MY LEFT FOOT is the extraordinary story of the Browns, people so ordinary in terms of their small home, living spaces and finances and so overflowing with multiple family members that a passing thought of courage sounds out of the world. But adversity breeds counter-resilience. Ableism is never in a mother’s share of unconditional love. This beautifully portrayed life-story of the painter and author who inked his own legend with just one foot, beginning his journey with the word MOTHER chalked out on the floor, is enlightening.
Brenda Fricker, Hugh O’ Connor( as a young Christy) and Daniel Day Lewis
counter the world that cannot fully fathom Christy’s condition or his presence.
Fiona Shaw makes the other half who allows him the therapy to embrace himself but in turn is witness to real heartbreak.
Anvita Dutt has amassed a mastery in locating the universality of complex human relationships, set in past eras, since her auspicious debut with 2020’s BULBUL. She and her leading star Tripti Dimri return to form an alliance that explores the challenges of being women while being pulled back by forces of patriarchy that is internalised among mothers, among those who should naturally be allies but instead become lifelong detractors.

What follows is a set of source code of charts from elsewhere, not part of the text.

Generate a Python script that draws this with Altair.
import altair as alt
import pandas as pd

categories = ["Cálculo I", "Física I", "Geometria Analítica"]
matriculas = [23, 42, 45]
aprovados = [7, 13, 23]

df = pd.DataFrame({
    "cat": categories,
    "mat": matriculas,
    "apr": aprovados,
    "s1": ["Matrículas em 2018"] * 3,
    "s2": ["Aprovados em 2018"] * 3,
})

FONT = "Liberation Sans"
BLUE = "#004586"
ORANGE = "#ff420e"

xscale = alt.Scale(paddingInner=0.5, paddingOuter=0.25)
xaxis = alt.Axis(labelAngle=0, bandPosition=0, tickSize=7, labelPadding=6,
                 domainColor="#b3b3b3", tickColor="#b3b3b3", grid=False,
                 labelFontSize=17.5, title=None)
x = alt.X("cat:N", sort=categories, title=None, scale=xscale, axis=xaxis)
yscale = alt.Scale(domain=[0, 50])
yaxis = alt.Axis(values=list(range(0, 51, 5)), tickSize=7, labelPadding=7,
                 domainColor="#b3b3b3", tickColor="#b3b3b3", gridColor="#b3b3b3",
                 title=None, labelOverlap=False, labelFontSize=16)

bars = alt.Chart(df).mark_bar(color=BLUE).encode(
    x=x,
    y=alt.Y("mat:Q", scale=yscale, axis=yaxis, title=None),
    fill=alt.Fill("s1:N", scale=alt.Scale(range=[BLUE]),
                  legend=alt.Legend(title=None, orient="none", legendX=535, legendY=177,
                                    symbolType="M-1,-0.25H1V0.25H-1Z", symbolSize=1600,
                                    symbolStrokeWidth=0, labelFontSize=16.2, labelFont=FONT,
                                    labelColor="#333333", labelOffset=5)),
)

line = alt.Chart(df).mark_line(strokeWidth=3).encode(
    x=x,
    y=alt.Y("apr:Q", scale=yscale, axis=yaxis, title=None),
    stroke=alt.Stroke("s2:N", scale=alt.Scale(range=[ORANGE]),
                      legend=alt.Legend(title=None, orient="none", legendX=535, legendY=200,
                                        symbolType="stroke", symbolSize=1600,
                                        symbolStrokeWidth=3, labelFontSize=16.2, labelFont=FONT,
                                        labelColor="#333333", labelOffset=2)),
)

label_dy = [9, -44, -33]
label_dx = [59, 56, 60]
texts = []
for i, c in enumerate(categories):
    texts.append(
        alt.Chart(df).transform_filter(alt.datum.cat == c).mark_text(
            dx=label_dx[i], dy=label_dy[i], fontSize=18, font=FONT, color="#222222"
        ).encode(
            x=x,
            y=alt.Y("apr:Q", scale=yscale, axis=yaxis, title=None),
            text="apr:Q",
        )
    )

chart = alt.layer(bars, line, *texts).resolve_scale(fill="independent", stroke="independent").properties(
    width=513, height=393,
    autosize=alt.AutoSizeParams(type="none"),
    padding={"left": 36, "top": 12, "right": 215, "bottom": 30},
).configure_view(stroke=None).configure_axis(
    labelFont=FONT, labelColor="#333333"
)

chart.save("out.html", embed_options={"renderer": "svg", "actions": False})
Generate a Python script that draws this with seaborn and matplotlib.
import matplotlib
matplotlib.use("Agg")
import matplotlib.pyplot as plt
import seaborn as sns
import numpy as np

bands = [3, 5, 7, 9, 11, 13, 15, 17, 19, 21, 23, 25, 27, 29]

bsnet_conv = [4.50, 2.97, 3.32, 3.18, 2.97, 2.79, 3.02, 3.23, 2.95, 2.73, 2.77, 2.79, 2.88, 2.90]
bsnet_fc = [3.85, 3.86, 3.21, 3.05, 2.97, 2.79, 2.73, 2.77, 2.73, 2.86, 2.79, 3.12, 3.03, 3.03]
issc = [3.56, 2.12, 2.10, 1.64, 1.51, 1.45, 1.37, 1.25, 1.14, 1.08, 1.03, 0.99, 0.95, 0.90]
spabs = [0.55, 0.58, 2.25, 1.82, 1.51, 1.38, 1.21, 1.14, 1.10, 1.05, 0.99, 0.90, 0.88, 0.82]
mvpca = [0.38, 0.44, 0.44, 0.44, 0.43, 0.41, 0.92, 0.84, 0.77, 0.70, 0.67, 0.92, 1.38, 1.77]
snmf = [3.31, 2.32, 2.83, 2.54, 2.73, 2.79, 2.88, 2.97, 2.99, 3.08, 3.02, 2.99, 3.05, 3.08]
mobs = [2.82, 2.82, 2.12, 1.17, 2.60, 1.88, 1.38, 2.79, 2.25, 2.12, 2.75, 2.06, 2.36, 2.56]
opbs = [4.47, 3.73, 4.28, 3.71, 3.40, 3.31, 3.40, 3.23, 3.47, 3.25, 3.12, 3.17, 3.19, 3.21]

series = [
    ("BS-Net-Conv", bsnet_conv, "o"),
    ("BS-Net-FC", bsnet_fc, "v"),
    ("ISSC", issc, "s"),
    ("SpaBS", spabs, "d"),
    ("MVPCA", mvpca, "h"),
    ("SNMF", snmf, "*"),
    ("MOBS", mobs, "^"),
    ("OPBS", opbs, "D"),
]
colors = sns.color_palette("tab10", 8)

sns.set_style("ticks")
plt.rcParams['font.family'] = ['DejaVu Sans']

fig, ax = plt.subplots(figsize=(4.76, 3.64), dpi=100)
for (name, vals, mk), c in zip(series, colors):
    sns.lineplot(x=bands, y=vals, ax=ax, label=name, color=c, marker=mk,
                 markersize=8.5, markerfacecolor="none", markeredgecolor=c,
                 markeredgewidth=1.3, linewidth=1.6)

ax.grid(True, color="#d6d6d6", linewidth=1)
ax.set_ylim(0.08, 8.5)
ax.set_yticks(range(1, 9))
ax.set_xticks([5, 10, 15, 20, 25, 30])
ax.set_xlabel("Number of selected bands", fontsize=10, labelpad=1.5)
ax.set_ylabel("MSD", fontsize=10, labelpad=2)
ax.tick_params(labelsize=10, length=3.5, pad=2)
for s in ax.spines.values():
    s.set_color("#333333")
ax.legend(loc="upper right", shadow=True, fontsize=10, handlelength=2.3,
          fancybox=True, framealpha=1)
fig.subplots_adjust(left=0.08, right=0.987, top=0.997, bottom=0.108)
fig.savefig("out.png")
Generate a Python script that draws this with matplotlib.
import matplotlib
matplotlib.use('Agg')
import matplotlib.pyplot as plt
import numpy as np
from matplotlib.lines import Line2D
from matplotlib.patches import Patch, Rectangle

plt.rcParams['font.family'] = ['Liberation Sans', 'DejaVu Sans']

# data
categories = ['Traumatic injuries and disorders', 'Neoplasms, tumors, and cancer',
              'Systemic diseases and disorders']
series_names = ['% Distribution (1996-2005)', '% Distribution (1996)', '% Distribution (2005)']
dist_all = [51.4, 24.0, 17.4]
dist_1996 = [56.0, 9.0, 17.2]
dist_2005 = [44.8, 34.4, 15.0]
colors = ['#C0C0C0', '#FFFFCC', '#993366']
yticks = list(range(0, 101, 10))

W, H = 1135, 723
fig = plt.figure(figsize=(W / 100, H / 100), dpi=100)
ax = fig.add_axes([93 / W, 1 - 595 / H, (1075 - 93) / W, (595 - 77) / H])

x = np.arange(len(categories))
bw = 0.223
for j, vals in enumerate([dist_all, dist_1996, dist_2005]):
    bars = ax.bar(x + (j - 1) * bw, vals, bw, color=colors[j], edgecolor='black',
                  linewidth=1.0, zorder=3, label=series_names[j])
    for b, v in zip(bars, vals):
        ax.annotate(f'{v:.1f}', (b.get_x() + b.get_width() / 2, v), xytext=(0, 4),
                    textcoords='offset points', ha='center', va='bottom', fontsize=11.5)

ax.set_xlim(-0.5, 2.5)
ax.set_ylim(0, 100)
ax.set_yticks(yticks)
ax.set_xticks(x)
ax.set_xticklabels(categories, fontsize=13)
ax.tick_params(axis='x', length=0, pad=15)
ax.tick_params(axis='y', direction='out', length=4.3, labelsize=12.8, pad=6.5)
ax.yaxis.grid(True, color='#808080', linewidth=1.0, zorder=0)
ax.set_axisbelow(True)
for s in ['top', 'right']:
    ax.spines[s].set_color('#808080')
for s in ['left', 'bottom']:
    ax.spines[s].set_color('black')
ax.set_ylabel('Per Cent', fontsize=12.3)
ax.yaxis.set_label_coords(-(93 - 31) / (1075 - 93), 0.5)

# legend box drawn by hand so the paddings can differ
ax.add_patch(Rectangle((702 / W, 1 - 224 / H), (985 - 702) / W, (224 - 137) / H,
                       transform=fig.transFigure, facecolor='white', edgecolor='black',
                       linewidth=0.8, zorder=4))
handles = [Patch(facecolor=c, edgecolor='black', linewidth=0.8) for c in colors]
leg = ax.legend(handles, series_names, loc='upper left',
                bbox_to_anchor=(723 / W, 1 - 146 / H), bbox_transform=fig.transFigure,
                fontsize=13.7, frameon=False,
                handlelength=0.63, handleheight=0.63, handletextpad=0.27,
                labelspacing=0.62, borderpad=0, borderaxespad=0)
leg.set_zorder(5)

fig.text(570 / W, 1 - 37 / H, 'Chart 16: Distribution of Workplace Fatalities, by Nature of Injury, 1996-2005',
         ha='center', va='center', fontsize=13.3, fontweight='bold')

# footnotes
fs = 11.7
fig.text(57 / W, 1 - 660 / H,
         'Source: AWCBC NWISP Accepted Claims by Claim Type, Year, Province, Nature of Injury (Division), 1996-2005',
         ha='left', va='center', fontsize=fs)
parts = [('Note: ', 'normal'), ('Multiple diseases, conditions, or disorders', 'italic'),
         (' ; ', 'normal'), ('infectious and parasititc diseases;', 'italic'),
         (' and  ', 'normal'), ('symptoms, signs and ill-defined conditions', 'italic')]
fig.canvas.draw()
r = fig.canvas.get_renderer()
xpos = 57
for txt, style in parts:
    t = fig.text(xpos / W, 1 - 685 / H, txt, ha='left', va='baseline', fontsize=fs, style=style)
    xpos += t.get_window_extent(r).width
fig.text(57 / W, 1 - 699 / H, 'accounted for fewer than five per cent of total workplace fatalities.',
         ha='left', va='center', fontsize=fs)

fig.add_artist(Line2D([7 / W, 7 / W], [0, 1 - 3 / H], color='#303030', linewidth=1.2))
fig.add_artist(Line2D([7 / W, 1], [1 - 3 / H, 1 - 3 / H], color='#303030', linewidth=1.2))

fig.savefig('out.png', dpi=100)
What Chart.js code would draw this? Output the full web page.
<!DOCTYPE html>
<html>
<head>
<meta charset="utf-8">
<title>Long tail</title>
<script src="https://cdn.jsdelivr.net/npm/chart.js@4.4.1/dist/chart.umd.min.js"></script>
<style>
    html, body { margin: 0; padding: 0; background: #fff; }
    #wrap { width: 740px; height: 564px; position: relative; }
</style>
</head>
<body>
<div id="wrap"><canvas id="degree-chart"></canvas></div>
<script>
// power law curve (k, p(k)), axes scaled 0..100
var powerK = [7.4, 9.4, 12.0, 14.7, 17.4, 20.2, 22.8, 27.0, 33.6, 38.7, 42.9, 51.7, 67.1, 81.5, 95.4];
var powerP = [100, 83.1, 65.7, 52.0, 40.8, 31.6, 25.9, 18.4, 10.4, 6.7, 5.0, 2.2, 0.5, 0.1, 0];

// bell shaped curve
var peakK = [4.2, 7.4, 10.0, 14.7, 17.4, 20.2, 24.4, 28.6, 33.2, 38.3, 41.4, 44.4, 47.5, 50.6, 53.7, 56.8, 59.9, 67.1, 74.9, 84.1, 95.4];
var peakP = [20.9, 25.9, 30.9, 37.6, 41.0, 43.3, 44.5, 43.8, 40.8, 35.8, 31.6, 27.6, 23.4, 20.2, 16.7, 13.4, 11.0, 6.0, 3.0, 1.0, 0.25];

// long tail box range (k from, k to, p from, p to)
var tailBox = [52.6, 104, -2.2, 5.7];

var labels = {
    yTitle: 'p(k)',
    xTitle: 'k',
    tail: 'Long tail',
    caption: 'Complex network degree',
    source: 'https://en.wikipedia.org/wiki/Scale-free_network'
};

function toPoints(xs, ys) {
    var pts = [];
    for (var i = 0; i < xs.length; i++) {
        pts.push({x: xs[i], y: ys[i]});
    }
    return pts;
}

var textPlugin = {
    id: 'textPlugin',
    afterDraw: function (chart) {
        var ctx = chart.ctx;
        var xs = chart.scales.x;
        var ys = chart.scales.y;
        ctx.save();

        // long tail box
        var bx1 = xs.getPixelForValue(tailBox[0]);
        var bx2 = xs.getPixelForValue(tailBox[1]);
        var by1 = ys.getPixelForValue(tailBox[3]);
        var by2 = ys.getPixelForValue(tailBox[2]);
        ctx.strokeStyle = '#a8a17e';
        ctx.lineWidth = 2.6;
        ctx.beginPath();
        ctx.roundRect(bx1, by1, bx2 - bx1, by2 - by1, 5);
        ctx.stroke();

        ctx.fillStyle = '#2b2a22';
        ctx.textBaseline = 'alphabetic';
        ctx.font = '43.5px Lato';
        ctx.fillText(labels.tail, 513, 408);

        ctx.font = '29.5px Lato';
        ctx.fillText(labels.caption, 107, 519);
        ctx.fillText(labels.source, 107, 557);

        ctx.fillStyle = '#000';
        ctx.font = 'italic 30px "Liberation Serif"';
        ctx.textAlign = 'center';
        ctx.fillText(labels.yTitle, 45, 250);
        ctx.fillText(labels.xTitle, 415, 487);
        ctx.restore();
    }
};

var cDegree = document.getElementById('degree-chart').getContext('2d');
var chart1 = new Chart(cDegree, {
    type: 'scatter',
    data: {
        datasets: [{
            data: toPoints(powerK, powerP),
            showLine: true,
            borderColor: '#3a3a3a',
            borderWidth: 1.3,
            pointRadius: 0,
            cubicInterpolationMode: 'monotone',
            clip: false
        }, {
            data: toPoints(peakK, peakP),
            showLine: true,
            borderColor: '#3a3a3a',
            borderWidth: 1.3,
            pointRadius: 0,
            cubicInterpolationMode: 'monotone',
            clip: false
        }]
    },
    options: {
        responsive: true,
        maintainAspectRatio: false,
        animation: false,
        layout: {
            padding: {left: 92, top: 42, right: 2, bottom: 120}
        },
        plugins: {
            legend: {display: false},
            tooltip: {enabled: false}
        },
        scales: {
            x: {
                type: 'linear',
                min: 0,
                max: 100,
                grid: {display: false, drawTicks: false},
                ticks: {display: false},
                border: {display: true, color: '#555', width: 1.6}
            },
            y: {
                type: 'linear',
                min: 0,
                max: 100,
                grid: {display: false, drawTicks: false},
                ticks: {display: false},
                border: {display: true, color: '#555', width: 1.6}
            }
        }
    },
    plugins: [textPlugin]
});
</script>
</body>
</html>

QALA is steeped in the same richness and veracity of period details, complex interrelationships and historical perspectives of gender issues as her debut.
But we must create an individual space for its profound psychological stakes. We must accomodate its appropriately paced and photographed recreation of the third and fourth decades of the 20th century where colonial legacy sits on the same throne as native cultural heritage. Where the verisimilitude of the interiors, lighting, mannerisms hardly mask human motivations existing since time immemorial. Temporal and spatial landscapes have a quaint way of transporting universal concerns across successive eras. A story like QALA uses as fodder familial legends and urban myths of personalities to break the illusion of perfect parental ties and artistic forebears. Things were always muddy, morally bankrupt even as immaculate outlines blinded us by nostalgia.
QALA is, to me, a gut-wrenching indictment of mental splinters that cannot be reconstituted to issue apologies for a past where childhoods inherit hate and the cold, cold cruelty of an adult world commissions guilt and shame for a lifetime.
Go in for the period flourishes. Come back from it with an urgent thematic probing of mental health and loveless denuoements. Swastika Mukherjee and Tripti Dimri create that realistic reproduction of a mother-daughter matrix that is far from perfect and is toxic and damaging from the get-go while Babil Khan, in his foray into the inner world of a musician, captures his own father Irfan Khan’s immersive early part as a classical singer in Govind Nihalani’s DRISHTI.
I am haunted by the parental cruelty that is so realistically fleshed out here, a deconstruction of the mother figure independent of the halo we accord to them. If mental health needs to be further destigmatised then we should reevaluate the role of our guardians who don’t usually refrain from giving us our first, incurable scars by their misogyny and culturally sanctioned dominance.